Is the UK in too much debt?

This week chancellor Alistair Darling revealed his budget to the British nation; it was billed as the "most important budget of a generation" due to the continuing recession.

The budget itself had the largest amount of public sector borrowing in history at 175 billion pounds and this does not even include the various amount of aid given to the banking sector. In other news this week 900,000 thousand people are now paying mortgages that are more expensive than the value of their houses and, therefore, in a position called "negative equity". With the public and private debt reaching historic highs this raises some serious questions about the UK ability to steer a safe passage out the recession.

With the chancellor having the problem of raising an additional 175 billion pounds to cover the shortfall between the amount of money raised in tax and the amount of money he has spent in the budget. Essentially, the government borrows money from the public by issuing various government bonds. The standard government bond is called a Gilted Edge Security and is a promise from the government to pay the holder a certain amount of money when redeemed, plus interest payments. There is rising concern in the government bond market since the UK's Debt Management Office will be issuing £220 billion in bonds this year.

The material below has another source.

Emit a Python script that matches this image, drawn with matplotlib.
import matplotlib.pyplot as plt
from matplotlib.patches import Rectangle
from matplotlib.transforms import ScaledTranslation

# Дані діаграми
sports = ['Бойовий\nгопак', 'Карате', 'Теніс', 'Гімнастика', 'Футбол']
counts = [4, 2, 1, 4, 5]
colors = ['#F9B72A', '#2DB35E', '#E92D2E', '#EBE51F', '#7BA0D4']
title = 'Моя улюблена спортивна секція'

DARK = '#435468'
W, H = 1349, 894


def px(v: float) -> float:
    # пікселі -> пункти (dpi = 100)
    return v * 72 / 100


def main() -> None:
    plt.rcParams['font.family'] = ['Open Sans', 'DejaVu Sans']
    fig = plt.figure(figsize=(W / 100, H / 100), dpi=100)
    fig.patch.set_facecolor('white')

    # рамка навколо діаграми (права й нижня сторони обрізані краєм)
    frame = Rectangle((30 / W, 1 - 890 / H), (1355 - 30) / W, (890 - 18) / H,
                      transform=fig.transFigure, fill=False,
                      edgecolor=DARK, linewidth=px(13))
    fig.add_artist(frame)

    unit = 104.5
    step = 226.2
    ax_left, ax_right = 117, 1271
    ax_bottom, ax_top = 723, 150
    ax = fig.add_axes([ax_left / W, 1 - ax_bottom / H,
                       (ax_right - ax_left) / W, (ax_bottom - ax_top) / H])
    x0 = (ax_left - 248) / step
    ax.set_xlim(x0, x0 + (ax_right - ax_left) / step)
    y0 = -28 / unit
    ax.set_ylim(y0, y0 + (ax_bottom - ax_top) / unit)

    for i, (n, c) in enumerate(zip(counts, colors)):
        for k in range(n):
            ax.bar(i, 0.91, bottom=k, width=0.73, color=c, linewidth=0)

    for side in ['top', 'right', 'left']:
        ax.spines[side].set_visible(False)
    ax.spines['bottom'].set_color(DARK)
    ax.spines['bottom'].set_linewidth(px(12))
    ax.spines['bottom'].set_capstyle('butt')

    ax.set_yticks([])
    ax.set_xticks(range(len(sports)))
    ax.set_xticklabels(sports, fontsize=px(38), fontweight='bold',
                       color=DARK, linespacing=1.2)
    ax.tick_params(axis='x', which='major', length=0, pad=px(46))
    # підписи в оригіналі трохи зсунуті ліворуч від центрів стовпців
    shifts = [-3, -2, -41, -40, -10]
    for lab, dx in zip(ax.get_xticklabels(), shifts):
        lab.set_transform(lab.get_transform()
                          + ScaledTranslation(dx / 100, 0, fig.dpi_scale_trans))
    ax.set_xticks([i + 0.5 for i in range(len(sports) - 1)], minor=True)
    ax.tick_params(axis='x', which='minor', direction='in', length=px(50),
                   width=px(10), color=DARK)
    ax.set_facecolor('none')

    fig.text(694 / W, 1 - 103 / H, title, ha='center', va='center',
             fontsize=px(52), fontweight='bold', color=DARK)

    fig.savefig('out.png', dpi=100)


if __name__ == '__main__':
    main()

However, this is not likely to affect the UK's AAA credit rating - there is very little chance that the UK government will be unable to repay this debt or Default on the payments thus, GILTs still remain a safe investment. In addition it is widely felt that bold steps taken by the government are necessary to help bring the country out the recession.

On the other side of the debt issue is private debt with two main issues "negative equity" on property and vast amount of credit card debt (unsecured debt). House prices have dropped nationally, according to the Halifax by £42,474, which is equivalent to 17.5% off their August 2007 highs of £199,700. This has left 900,000 people in the position of negative equity. Nevertheless unlike the last housing crash in Britain (1991-1993) there seems to be less correlation between negative equity and the ability of homeowners to repay their mortgage and for that reason negative equity is only truly affecting those who wish to move.

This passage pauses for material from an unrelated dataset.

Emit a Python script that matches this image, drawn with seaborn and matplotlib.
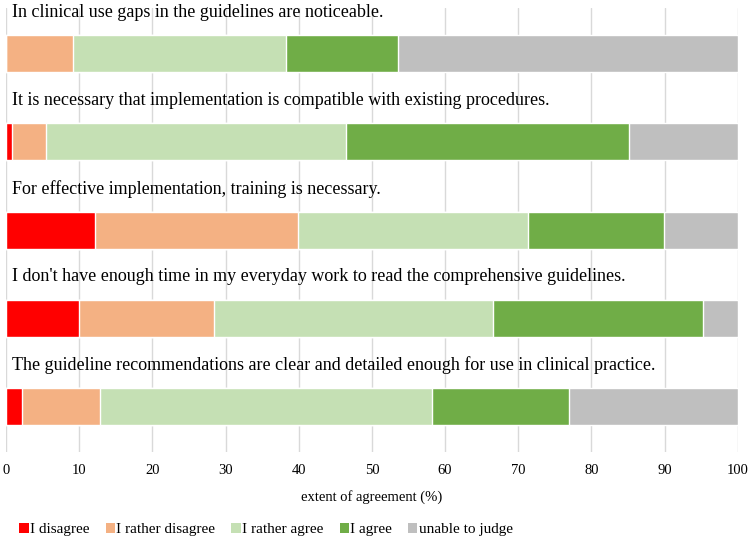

The amount of unsecured personal debt has sky rocketed over the past 10 years, mainly as a result of easy credit and low interest rates. These unsecured personal debts, mainly consisting of personal loans, store cards and credit cards, has reached roughly 216 billion pounds - approximately £4750 for every UK adult. If you include mortgages, it rises to circa £31,000 each. In spite of this, the recession appears to be having a positive effect on both debt and saving rates. The recession is encouraging people to pay off debt. In 2008 the British public repaid a massive 38.6 billion pounds in unsecured debt. Another important factor is that people are starting to save a higher proportion of their income each month - this is the first increase since 2001. The combinations of these factors are going to strengthen the private credit position of UK, which will help to recapitalise the banking system therefore increasing the flow of credit.

It would be unwise to think that ten years of national exuberance can be fixed overnight, but the rebalancing processing is certainly underway.